◆ Aim of the task ◆
Copy exactly, and only, the lines below from the first through the one containing "const timeSec = [20, 1e3, 1e4, 1e5, 1e6, 1e7];", both included; pictures are omitted.

◆ Given information ◆
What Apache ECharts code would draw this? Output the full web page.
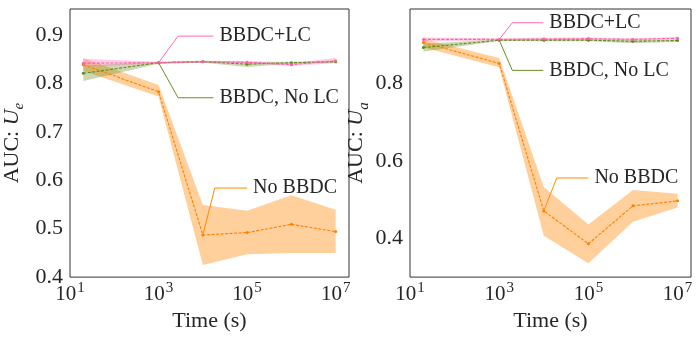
<!DOCTYPE html>
<html>
<head>
<meta charset="utf-8">
<script src="https://cdn.jsdelivr.net/npm/echarts@6/dist/echarts.min.js"></script>
<style>
  html, body { margin: 0; padding: 0; background: #fff; }
  #chart { width: 699px; height: 337px; }
</style>
</head>
<body>
<div id="chart"></div>
<script>
// Elapsed time (s) at which each condition was evaluated
const timeSec = [20, 1e3, 1e4, 1e5, 1e6, 1e7];

// AUC on U_e (left panel): mean and band limits
const noBBDC_e_mean = [0.839, 0.783, 0.487, 0.492, 0.509, 0.494];
const noBBDC_e_low  = [0.826, 0.773, 0.425, 0.447, 0.450, 0.450];
const noBBDC_e_high = [0.852, 0.797, 0.549, 0.537, 0.569, 0.539];

const noLC_e_mean = [0.821, 0.843, 0.845, 0.840, 0.843, 0.845];
const noLC_e_low  = [0.805, 0.841, 0.843, 0.834, 0.841, 0.843];
const noLC_e_high = [0.837, 0.845, 0.847, 0.845, 0.845, 0.847];

const lc_e_mean = [0.842, 0.843, 0.845, 0.844, 0.839, 0.847];
const lc_e_low  = [0.835, 0.841, 0.843, 0.842, 0.836, 0.842];
const lc_e_high = [0.851, 0.845, 0.847, 0.846, 0.842, 0.853];

// AUC on U_a (right panel)
const noBBDC_a_mean = [0.906, 0.852, 0.471, 0.386, 0.484, 0.497];
const noBBDC_a_low  = [0.893, 0.842, 0.407, 0.336, 0.443, 0.480];
const noBBDC_a_high = [0.915, 0.866, 0.533, 0.436, 0.525, 0.515];

const noLC_a_mean = [0.893, 0.912, 0.912, 0.912, 0.909, 0.911];
const noLC_a_low  = [0.883, 0.910, 0.909, 0.909, 0.904, 0.908];
const noLC_a_high = [0.903, 0.914, 0.915, 0.915, 0.913, 0.914];

const lc_a_mean = [0.914, 0.914, 0.915, 0.916, 0.914, 0.917];
const lc_a_low  = [0.909, 0.911, 0.912, 0.913, 0.911, 0.914];
const lc_a_high = [0.919, 0.917, 0.918, 0.919, 0.917, 0.920];

// Series names and axis tick positions
const seriesNames = ['No BBDC', 'BBDC, No LC', 'BBDC+LC'];
const xTickExponents = [1, 3, 5, 7];
const yTicksLeft = [0.4, 0.5, 0.6, 0.7, 0.8, 0.9];
const yTicksRight = [0.4, 0.6, 0.8];

const FONT = "'Liberation Serif', 'Times New Roman', serif";
const TEXT = '#262626';

const palette = {
  'No BBDC':     { line: '#ff8000', band: 'rgba(255,140,20,0.42)', link: '#ff8c00' },
  'BBDC, No LC': { line: '#5f8a1e', band: 'rgba(107,142,35,0.35)', link: '#6b8e23' },
  'BBDC+LC':     { line: '#ff5fae', band: 'rgba(255,105,180,0.35)', link: '#ff69b4' }
};

// Callout leader lines: start at a data point, bend at an elbow, end before the text
const callouts = [
  { grid: 0, name: 'BBDC+LC',     from: [1, lc_e_mean],     elbow: [2760, 0.898],  end: 17400 },
  { grid: 0, name: 'BBDC, No LC', from: [1, noLC_e_mean],   elbow: [2760, 0.7706], end: 17400 },
  { grid: 0, name: 'No BBDC',     from: [2, noBBDC_e_mean], elbow: [18600, 0.584], end: 1e5 },
  { grid: 1, name: 'BBDC+LC',     from: [1, lc_a_mean],     elbow: [1970, 0.957],  end: 9750 },
  { grid: 1, name: 'BBDC, No LC', from: [1, noLC_a_mean],   elbow: [1970, 0.834],  end: 9750 },
  { grid: 1, name: 'No BBDC',     from: [2, noBBDC_a_mean], elbow: [19500, 0.556], end: 1e5 }
];

const panels = [
  [ ['No BBDC', noBBDC_e_mean, noBBDC_e_low, noBBDC_e_high],
    ['BBDC, No LC', noLC_e_mean, noLC_e_low, noLC_e_high],
    ['BBDC+LC', lc_e_mean, lc_e_low, lc_e_high] ],
  [ ['No BBDC', noBBDC_a_mean, noBBDC_a_low, noBBDC_a_high],
    ['BBDC, No LC', noLC_a_mean, noLC_a_low, noLC_a_high],
    ['BBDC+LC', lc_a_mean, lc_a_low, lc_a_high] ]
];

function pairs(ys) { return timeSec.map((t, i) => [t, ys[i]]); }

// Shaded band between low and high, drawn as one polygon through the axis scales
function bandSeries(gi, name, low, high) {
  return {
    type: 'custom', xAxisIndex: gi, yAxisIndex: gi, silent: true, z: 1,
    data: timeSec.map((t, i) => [t, low[i], high[i]]),
    encode: { x: 0, y: [1, 2] },
    renderItem: function (params, api) {
      if (params.dataIndex !== 0) return null;
      const upper = [], lower = [];
      timeSec.forEach((t, i) => {
        upper.push(api.coord([t, high[i]]));
        lower.unshift(api.coord([t, low[i]]));
      });
      return {
        type: 'polygon',
        shape: { points: upper.concat(lower) },
        style: { fill: palette[name].band, stroke: null }
      };
    }
  };
}

const series = [];
panels.forEach((groups, gi) => {
  groups.forEach(([name, mean, low, high]) => series.push(bandSeries(gi, name, low, high)));
  groups.forEach(([name, mean]) => {
    series.push({
      type: 'line', name: name, xAxisIndex: gi, yAxisIndex: gi,
      data: pairs(mean), symbol: 'circle', symbolSize: 3,
      itemStyle: { color: palette[name].line },
      lineStyle: { color: palette[name].line, width: 1.1, type: [3, 1.5] },
      z: 3
    });
  });
});

callouts.forEach(c => {
  const i = c.from[0];
  const start = [timeSec[i], c.from[1][i]];
  series.push({
    type: 'line', xAxisIndex: c.grid, yAxisIndex: c.grid,
    data: [start, c.elbow, [c.end, c.elbow[1]]],
    symbol: 'none', lineStyle: { color: palette[c.name].link, width: 1 },
    endLabel: {
      show: true, formatter: c.name, distance: 6,
      fontFamily: FONT, fontSize: 20, color: TEXT
    },
    z: 4, silent: true
  });
});

function xLabel(v) {
  const e = Math.log10(v);
  const k = Math.round(e);
  if (Math.abs(e - k) < 1e-6 && xTickExponents.includes(k)) return '{b|10}{s|' + k + '}';
  return '';
}
function yLabel(ticks) {
  return v => {
    const hit = ticks.find(t => Math.abs(t - v) < 1e-6);
    return hit === undefined ? '' : hit.toFixed(1);
  };
}

const xAxisBase = {
  type: 'log', logBase: 10, min: 10, max: 2e7,
  axisLine: { show: false }, axisTick: { show: false }, splitLine: { show: false },
  axisLabel: {
    interval: 0, margin: 3, formatter: xLabel, color: TEXT,
    rich: {
      b: { fontFamily: FONT, fontSize: 21, color: TEXT, lineHeight: 24, verticalAlign: 'bottom' },
      s: { fontFamily: FONT, fontSize: 15, color: TEXT, verticalAlign: 'bottom', padding: [0, 0, 10, 1] }
    }
  },
  name: 'Time (s)', nameLocation: 'middle', nameGap: 31,
  nameTextStyle: { fontFamily: FONT, fontSize: 22, color: TEXT }
};

function yAxisFor(min, max, ticks, sub, gap) {
  return {
    type: 'value', min: min, max: max, interval: 0.1,
    axisLine: { show: false }, axisTick: { show: false }, splitLine: { show: false },
    axisLabel: { interval: 0, margin: 7, formatter: yLabel(ticks),
      fontFamily: FONT, fontSize: 22, color: TEXT },
    name: '{t|AUC: }{u|U}{d|' + sub + '}', nameLocation: 'middle', nameGap: gap, nameRotate: 90,
    nameTextStyle: {
      rich: {
        t: { fontFamily: FONT, fontSize: 22, color: TEXT, verticalAlign: 'bottom', lineHeight: 24 },
        u: { fontFamily: FONT, fontSize: 22, fontStyle: 'italic', color: TEXT, verticalAlign: 'bottom', lineHeight: 24 },
        d: { fontFamily: FONT, fontSize: 15, fontStyle: 'italic', color: TEXT, verticalAlign: 'bottom', padding: [0, 0, -4, 0] }
      }
    }
  };
}

const chart = echarts.init(document.getElementById('chart'), null, { renderer: 'canvas' });
chart.setOption({
  animation: false,
  backgroundColor: '#ffffff',
  grid: [
    { left: 69, right: 350, top: 9, bottom: 51, show: true, borderColor: '#333', borderWidth: 1, backgroundColor: 'transparent' },
    { left: 410, right: 8, top: 9, bottom: 51, show: true, borderColor: '#333', borderWidth: 1, backgroundColor: 'transparent' }
  ],
  xAxis: [
    Object.assign({ gridIndex: 0 }, xAxisBase),
    Object.assign({ gridIndex: 1 }, xAxisBase)
  ],
  yAxis: [
    Object.assign({ gridIndex: 0 }, yAxisFor(0.4, 0.954, yTicksLeft, 'e', 47)),
    Object.assign({ gridIndex: 1 }, yAxisFor(0.3, 0.9925, yTicksRight, 'a', 42))
  ],
  series: series
});
</script>
</body>
</html>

◆ Response below ◆
What Apache ECharts code would draw this? Output the full web page.
<!DOCTYPE html>
<html>
<head>
<meta charset="utf-8">
<script src="https://cdn.jsdelivr.net/npm/echarts@6/dist/echarts.min.js"></script>
<style>
  html, body { margin: 0; padding: 0; background: #fff; }
  #chart { width: 699px; height: 337px; }
</style>
</head>
<body>
<div id="chart"></div>
<script>
// Elapsed time (s) at which each condition was evaluated
const timeSec = [20, 1e3, 1e4, 1e5, 1e6, 1e7];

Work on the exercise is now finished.